_PROBLEM STATEMENT_
Leave out all pictures. Return exactly the lines from the top of the material through the line containing "5.1, 3.5, 16.0]".

_GIVEN ENTRIES_

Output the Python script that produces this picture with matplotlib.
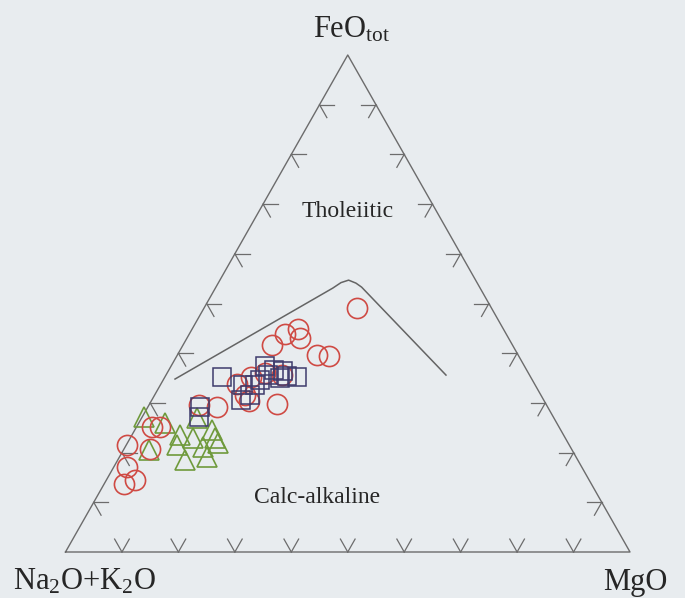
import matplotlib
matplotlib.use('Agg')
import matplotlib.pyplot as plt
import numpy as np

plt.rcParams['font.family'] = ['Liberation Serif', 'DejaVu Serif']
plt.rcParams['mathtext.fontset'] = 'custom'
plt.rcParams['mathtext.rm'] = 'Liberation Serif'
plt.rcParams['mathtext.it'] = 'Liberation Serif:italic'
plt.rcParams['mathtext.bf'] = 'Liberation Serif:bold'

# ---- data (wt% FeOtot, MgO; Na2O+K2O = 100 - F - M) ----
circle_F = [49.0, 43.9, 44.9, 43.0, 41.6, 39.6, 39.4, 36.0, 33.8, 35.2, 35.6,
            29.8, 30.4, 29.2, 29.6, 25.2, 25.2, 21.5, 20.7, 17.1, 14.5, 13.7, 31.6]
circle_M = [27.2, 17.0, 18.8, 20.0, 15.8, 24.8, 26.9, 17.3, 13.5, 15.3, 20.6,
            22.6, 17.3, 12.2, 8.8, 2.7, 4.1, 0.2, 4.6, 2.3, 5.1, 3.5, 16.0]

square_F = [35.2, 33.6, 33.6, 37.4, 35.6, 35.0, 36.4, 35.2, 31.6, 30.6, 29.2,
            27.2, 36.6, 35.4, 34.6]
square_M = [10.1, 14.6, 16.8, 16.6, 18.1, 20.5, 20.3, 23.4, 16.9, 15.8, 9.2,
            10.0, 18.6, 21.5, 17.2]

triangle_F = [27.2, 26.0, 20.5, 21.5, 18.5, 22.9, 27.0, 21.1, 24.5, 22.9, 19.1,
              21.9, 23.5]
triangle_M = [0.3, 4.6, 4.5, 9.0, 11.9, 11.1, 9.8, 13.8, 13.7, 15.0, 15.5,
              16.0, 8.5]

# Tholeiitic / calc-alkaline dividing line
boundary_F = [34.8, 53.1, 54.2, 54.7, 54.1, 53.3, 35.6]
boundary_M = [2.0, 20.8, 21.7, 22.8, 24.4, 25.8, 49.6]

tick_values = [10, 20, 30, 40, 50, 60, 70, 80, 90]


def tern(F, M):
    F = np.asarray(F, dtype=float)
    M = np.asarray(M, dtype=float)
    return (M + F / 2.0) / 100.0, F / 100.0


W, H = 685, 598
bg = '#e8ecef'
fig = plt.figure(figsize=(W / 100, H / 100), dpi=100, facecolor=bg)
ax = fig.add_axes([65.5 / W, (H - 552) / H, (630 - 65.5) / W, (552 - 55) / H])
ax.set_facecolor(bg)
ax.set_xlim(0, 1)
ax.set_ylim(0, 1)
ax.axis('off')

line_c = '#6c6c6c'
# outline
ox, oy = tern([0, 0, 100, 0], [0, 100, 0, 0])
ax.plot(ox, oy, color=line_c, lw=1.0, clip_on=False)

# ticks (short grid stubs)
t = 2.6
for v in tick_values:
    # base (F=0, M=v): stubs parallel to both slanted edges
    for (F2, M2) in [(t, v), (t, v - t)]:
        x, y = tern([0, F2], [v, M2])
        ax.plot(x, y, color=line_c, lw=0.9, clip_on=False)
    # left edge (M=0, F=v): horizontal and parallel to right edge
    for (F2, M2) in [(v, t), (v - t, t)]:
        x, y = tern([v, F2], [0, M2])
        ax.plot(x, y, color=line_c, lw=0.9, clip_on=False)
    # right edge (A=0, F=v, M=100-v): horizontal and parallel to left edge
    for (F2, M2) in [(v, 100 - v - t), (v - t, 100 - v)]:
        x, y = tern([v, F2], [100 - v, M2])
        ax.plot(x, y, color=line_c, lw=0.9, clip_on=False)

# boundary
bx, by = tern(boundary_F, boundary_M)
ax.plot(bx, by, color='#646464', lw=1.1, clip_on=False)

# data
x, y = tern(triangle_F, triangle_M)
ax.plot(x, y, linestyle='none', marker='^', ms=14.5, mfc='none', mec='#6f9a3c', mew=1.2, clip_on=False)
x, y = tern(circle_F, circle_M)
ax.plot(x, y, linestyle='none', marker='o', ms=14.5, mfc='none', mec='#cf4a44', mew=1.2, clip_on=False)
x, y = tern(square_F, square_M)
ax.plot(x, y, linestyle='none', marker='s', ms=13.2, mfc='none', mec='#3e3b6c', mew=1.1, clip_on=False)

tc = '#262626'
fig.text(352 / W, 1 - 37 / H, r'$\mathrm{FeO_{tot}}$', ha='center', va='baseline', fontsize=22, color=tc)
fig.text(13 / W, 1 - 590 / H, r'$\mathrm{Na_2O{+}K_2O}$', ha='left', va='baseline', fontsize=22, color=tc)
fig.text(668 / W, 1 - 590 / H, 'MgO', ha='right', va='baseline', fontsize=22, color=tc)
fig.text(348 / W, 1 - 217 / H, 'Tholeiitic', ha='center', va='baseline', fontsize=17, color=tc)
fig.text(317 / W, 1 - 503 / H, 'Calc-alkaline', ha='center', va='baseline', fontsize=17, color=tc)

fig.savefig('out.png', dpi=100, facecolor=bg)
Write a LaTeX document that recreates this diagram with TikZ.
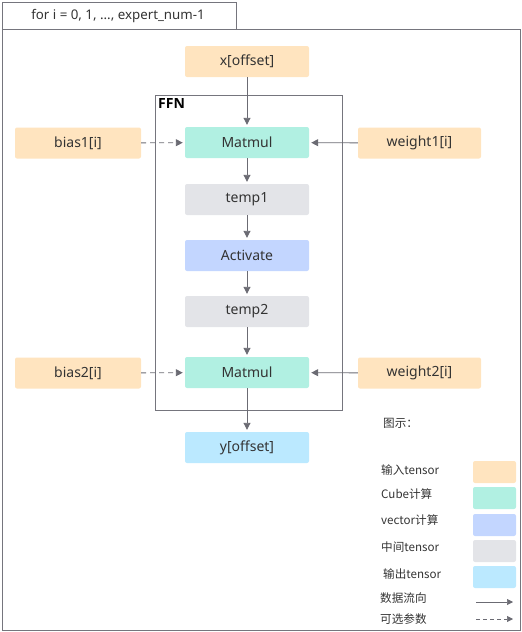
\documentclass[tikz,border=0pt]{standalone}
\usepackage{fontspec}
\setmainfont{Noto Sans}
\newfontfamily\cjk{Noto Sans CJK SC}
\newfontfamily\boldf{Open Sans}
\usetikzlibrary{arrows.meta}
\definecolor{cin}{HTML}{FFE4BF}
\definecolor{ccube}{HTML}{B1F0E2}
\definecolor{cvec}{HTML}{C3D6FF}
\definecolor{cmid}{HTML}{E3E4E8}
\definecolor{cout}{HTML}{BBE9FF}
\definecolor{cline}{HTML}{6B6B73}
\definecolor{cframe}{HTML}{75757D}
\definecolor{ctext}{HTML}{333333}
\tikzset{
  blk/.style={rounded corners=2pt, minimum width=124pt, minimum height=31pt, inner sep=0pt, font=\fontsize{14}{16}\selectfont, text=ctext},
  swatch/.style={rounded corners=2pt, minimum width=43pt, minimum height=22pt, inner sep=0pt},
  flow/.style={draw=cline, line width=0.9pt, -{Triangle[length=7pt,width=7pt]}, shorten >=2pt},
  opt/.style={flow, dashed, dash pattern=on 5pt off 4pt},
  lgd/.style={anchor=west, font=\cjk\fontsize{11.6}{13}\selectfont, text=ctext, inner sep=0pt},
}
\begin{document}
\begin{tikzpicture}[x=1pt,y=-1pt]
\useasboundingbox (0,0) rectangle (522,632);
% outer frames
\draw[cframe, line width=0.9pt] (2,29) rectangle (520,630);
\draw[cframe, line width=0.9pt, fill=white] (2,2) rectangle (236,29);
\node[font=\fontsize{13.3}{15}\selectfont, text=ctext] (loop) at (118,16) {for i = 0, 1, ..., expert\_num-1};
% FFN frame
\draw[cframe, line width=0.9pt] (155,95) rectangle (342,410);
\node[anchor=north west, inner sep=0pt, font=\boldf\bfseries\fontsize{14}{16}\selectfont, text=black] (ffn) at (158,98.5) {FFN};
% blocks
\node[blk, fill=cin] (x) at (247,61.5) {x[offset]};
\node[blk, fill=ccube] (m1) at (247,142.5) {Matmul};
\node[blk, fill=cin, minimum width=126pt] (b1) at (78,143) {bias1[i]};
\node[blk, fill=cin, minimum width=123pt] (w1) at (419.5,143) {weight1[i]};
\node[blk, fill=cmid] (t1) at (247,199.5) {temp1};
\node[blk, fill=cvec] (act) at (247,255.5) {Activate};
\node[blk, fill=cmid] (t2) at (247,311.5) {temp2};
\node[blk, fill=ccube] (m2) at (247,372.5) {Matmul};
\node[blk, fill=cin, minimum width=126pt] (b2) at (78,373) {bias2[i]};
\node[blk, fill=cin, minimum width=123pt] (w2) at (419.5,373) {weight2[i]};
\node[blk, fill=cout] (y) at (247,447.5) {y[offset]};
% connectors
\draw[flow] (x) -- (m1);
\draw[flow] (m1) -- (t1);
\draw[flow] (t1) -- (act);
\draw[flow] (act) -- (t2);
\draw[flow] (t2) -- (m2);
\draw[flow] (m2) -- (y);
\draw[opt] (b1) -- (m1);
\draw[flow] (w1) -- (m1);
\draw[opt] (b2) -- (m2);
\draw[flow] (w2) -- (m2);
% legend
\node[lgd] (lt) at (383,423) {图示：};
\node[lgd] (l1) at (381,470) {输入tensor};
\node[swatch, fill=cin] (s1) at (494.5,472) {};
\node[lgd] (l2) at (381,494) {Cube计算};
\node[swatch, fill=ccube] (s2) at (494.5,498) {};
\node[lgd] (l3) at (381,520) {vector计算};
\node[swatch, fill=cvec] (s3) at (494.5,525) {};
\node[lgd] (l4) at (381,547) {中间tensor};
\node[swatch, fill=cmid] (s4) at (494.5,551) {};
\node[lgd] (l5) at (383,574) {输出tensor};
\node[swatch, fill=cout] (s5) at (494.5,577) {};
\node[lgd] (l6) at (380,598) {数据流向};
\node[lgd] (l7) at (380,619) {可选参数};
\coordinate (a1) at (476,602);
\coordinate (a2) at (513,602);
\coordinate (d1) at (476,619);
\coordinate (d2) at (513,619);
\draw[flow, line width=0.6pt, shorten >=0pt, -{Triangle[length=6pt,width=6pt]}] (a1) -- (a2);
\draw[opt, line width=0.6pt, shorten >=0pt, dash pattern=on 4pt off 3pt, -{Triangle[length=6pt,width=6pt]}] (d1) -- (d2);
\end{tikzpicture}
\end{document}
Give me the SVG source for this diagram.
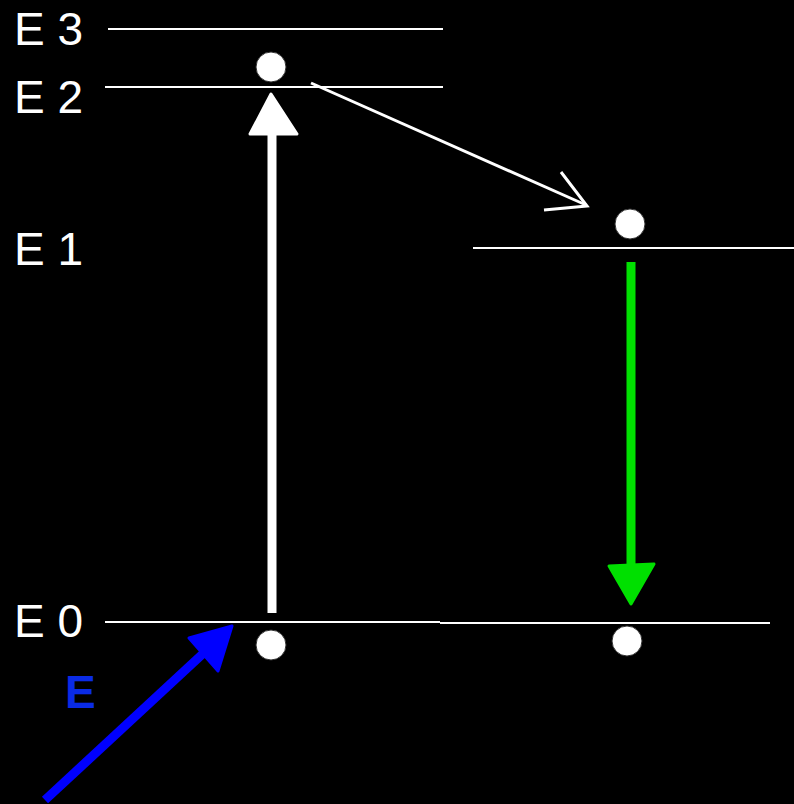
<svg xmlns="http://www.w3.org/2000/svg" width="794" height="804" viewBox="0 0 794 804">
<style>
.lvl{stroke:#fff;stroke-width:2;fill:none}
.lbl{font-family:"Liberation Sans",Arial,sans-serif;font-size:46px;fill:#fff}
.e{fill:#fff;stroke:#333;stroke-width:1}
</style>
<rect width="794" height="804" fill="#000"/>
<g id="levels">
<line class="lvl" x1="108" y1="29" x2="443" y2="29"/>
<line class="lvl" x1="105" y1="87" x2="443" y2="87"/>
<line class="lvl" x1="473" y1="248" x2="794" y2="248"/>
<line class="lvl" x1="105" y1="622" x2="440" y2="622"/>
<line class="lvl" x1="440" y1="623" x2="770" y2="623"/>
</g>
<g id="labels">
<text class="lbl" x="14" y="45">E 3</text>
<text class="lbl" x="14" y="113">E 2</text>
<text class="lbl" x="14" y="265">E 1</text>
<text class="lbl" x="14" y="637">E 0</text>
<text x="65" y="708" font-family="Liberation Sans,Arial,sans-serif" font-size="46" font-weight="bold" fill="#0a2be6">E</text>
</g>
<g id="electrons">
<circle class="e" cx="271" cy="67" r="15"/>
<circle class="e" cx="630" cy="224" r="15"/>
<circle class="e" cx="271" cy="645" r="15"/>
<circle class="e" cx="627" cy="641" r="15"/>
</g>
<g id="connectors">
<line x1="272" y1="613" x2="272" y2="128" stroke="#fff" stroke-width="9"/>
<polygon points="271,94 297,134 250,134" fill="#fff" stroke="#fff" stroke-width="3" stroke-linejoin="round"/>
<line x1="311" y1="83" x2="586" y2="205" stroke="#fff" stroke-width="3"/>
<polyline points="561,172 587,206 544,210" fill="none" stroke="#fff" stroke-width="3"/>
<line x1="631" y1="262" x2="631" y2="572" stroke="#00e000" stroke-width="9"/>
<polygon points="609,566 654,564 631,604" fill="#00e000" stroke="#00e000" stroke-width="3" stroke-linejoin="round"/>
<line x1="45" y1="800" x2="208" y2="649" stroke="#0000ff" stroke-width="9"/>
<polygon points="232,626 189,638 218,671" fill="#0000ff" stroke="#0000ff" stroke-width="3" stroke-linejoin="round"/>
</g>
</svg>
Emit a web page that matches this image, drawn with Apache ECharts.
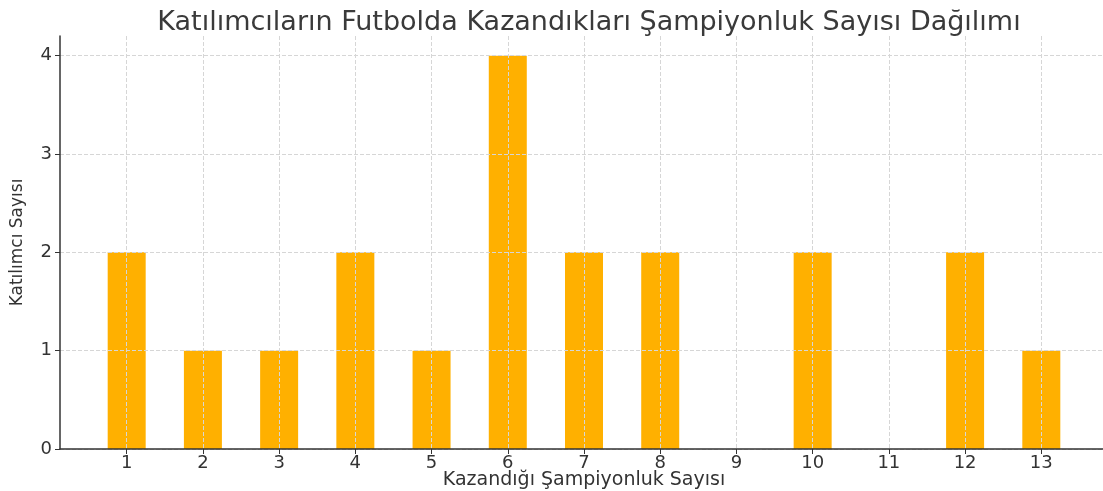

_THE REPLY_
Output the Python script that produces this picture with matplotlib.
import matplotlib
matplotlib.use('Agg')
import matplotlib.pyplot as plt
import numpy as np

plt.rcParams['font.family'] = ['Liberation Serif', 'DejaVu Serif']
plt.rcParams['mathtext.fontset'] = 'custom'
plt.rcParams['mathtext.rm'] = 'Liberation Serif'
plt.rcParams['mathtext.it'] = 'Liberation Serif:italic'
plt.rcParams['mathtext.bf'] = 'Liberation Serif:bold'

# ---- data (wt% FeOtot, MgO; Na2O+K2O = 100 - F - M) ----
circle_F = [49.0, 43.9, 44.9, 43.0, 41.6, 39.6, 39.4, 36.0, 33.8, 35.2, 35.6,
            29.8, 30.4, 29.2, 29.6, 25.2, 25.2, 21.5, 20.7, 17.1, 14.5, 13.7, 31.6]
circle_M = [27.2, 17.0, 18.8, 20.0, 15.8, 24.8, 26.9, 17.3, 13.5, 15.3, 20.6,
            22.6, 17.3, 12.2, 8.8, 2.7, 4.1, 0.2, 4.6, 2.3, 5.1, 3.5, 16.0]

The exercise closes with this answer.